● Work instructions: Repeat, exactly and in full, the lines of the listing below, but without any pictures.

● Dataset extract:
══════════
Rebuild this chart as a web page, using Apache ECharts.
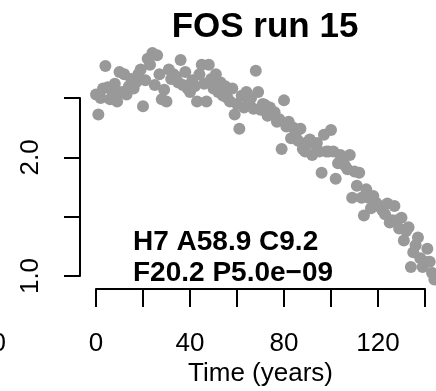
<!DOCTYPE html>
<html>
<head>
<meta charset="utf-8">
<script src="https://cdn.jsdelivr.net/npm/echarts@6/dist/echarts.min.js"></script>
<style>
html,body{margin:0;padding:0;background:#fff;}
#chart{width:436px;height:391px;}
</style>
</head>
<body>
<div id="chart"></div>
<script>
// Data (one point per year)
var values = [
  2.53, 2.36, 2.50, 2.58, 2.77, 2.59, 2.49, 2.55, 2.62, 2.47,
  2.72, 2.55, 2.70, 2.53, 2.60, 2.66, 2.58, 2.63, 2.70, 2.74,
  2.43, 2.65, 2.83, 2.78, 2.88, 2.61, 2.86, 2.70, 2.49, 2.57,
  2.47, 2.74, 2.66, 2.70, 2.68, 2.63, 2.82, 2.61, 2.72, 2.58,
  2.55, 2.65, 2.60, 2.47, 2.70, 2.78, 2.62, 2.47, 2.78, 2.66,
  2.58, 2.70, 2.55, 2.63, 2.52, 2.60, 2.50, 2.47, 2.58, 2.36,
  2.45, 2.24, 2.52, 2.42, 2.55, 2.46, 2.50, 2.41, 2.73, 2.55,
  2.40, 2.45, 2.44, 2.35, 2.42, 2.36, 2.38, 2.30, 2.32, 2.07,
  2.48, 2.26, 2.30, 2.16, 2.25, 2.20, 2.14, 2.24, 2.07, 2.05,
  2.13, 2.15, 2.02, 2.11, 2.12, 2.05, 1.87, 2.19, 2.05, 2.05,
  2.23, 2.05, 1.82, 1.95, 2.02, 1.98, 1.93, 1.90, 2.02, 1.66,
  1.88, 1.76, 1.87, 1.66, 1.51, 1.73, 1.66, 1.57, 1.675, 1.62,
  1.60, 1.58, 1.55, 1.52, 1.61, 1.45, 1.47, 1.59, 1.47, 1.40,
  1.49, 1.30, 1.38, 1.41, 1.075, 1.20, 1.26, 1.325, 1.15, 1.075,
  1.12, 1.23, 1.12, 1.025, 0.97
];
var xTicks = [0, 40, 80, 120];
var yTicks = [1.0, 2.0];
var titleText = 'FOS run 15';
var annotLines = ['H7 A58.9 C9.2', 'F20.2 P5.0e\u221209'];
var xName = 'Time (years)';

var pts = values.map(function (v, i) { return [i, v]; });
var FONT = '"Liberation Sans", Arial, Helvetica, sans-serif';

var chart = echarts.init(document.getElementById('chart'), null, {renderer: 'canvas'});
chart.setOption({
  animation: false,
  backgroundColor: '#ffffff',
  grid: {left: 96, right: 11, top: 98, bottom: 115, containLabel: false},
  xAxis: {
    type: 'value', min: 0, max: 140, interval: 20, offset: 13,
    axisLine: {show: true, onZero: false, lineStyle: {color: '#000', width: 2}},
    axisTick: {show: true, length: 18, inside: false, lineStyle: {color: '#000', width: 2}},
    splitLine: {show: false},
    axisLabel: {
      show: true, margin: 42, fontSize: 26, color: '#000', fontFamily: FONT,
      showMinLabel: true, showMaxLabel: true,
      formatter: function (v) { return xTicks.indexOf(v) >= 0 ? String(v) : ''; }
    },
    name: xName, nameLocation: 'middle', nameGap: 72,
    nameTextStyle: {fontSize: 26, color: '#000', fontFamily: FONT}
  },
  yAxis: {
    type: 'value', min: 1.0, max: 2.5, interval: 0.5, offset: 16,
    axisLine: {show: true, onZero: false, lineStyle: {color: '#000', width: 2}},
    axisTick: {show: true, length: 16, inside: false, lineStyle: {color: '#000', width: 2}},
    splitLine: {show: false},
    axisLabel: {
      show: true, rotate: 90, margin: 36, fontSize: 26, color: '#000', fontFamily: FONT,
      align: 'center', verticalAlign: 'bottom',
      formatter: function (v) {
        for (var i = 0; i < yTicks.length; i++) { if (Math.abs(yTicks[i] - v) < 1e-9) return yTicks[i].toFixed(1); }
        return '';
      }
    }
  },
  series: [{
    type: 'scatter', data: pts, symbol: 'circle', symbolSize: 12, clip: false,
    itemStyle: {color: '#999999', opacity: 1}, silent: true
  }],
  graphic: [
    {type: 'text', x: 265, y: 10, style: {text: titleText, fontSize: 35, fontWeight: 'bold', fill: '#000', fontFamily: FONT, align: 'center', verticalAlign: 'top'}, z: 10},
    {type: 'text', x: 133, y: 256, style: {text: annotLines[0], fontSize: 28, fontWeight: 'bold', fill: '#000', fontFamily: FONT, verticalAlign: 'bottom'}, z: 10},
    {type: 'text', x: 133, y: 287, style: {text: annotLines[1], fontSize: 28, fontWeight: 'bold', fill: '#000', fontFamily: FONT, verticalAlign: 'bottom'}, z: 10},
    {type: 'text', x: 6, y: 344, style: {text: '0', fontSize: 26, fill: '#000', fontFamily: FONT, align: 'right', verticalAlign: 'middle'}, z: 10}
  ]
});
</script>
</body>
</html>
══════════
● Response for this exercise:
Rebuild this chart as a web page, using Apache ECharts.
<!DOCTYPE html>
<html>
<head>
<meta charset="utf-8">
<script src="https://cdn.jsdelivr.net/npm/echarts@6/dist/echarts.min.js"></script>
<style>
html,body{margin:0;padding:0;background:#fff;}
#chart{width:436px;height:391px;}
</style>
</head>
<body>
<div id="chart"></div>
<script>
// Data (one point per year)
var values = [
  2.53, 2.36, 2.50, 2.58, 2.77, 2.59, 2.49, 2.55, 2.62, 2.47,
  2.72, 2.55, 2.70, 2.53, 2.60, 2.66, 2.58, 2.63, 2.70, 2.74,
  2.43, 2.65, 2.83, 2.78, 2.88, 2.61, 2.86, 2.70, 2.49, 2.57,
  2.47, 2.74, 2.66, 2.70, 2.68, 2.63, 2.82, 2.61, 2.72, 2.58,
  2.55, 2.65, 2.60, 2.47, 2.70, 2.78, 2.62, 2.47, 2.78, 2.66,
  2.58, 2.70, 2.55, 2.63, 2.52, 2.60, 2.50, 2.47, 2.58, 2.36,
  2.45, 2.24, 2.52, 2.42, 2.55, 2.46, 2.50, 2.41, 2.73, 2.55,
  2.40, 2.45, 2.44, 2.35, 2.42, 2.36, 2.38, 2.30, 2.32, 2.07,
  2.48, 2.26, 2.30, 2.16, 2.25, 2.20, 2.14, 2.24, 2.07, 2.05,
  2.13, 2.15, 2.02, 2.11, 2.12, 2.05, 1.87, 2.19, 2.05, 2.05,
  2.23, 2.05, 1.82, 1.95, 2.02, 1.98, 1.93, 1.90, 2.02, 1.66,
  1.88, 1.76, 1.87, 1.66, 1.51, 1.73, 1.66, 1.57, 1.675, 1.62,
  1.60, 1.58, 1.55, 1.52, 1.61, 1.45, 1.47, 1.59, 1.47, 1.40,
  1.49, 1.30, 1.38, 1.41, 1.075, 1.20, 1.26, 1.325, 1.15, 1.075,
  1.12, 1.23, 1.12, 1.025, 0.97
];
var xTicks = [0, 40, 80, 120];
var yTicks = [1.0, 2.0];
var titleText = 'FOS run 15';
var annotLines = ['H7 A58.9 C9.2', 'F20.2 P5.0e\u221209'];
var xName = 'Time (years)';

var pts = values.map(function (v, i) { return [i, v]; });
var FONT = '"Liberation Sans", Arial, Helvetica, sans-serif';

var chart = echarts.init(document.getElementById('chart'), null, {renderer: 'canvas'});
chart.setOption({
  animation: false,
  backgroundColor: '#ffffff',
  grid: {left: 96, right: 11, top: 98, bottom: 115, containLabel: false},
  xAxis: {
    type: 'value', min: 0, max: 140, interval: 20, offset: 13,
    axisLine: {show: true, onZero: false, lineStyle: {color: '#000', width: 2}},
    axisTick: {show: true, length: 18, inside: false, lineStyle: {color: '#000', width: 2}},
    splitLine: {show: false},
    axisLabel: {
      show: true, margin: 42, fontSize: 26, color: '#000', fontFamily: FONT,
      showMinLabel: true, showMaxLabel: true,
      formatter: function (v) { return xTicks.indexOf(v) >= 0 ? String(v) : ''; }
    },
    name: xName, nameLocation: 'middle', nameGap: 72,
    nameTextStyle: {fontSize: 26, color: '#000', fontFamily: FONT}
  },
  yAxis: {
    type: 'value', min: 1.0, max: 2.5, interval: 0.5, offset: 16,
    axisLine: {show: true, onZero: false, lineStyle: {color: '#000', width: 2}},
    axisTick: {show: true, length: 16, inside: false, lineStyle: {color: '#000', width: 2}},
    splitLine: {show: false},
    axisLabel: {
      show: true, rotate: 90, margin: 36, fontSize: 26, color: '#000', fontFamily: FONT,
      align: 'center', verticalAlign: 'bottom',
      formatter: function (v) {
        for (var i = 0; i < yTicks.length; i++) { if (Math.abs(yTicks[i] - v) < 1e-9) return yTicks[i].toFixed(1); }
        return '';
      }
    }
  },
  series: [{
    type: 'scatter', data: pts, symbol: 'circle', symbolSize: 12, clip: false,
    itemStyle: {color: '#999999', opacity: 1}, silent: true
  }],
  graphic: [
    {type: 'text', x: 265, y: 10, style: {text: titleText, fontSize: 35, fontWeight: 'bold', fill: '#000', fontFamily: FONT, align: 'center', verticalAlign: 'top'}, z: 10},
    {type: 'text', x: 133, y: 256, style: {text: annotLines[0], fontSize: 28, fontWeight: 'bold', fill: '#000', fontFamily: FONT, verticalAlign: 'bottom'}, z: 10},
    {type: 'text', x: 133, y: 287, style: {text: annotLines[1], fontSize: 28, fontWeight: 'bold', fill: '#000', fontFamily: FONT, verticalAlign: 'bottom'}, z: 10},
    {type: 'text', x: 6, y: 344, style: {text: '0', fontSize: 26, fill: '#000', fontFamily: FONT, align: 'right', verticalAlign: 'middle'}, z: 10}
  ]
});
</script>
</body>
</html>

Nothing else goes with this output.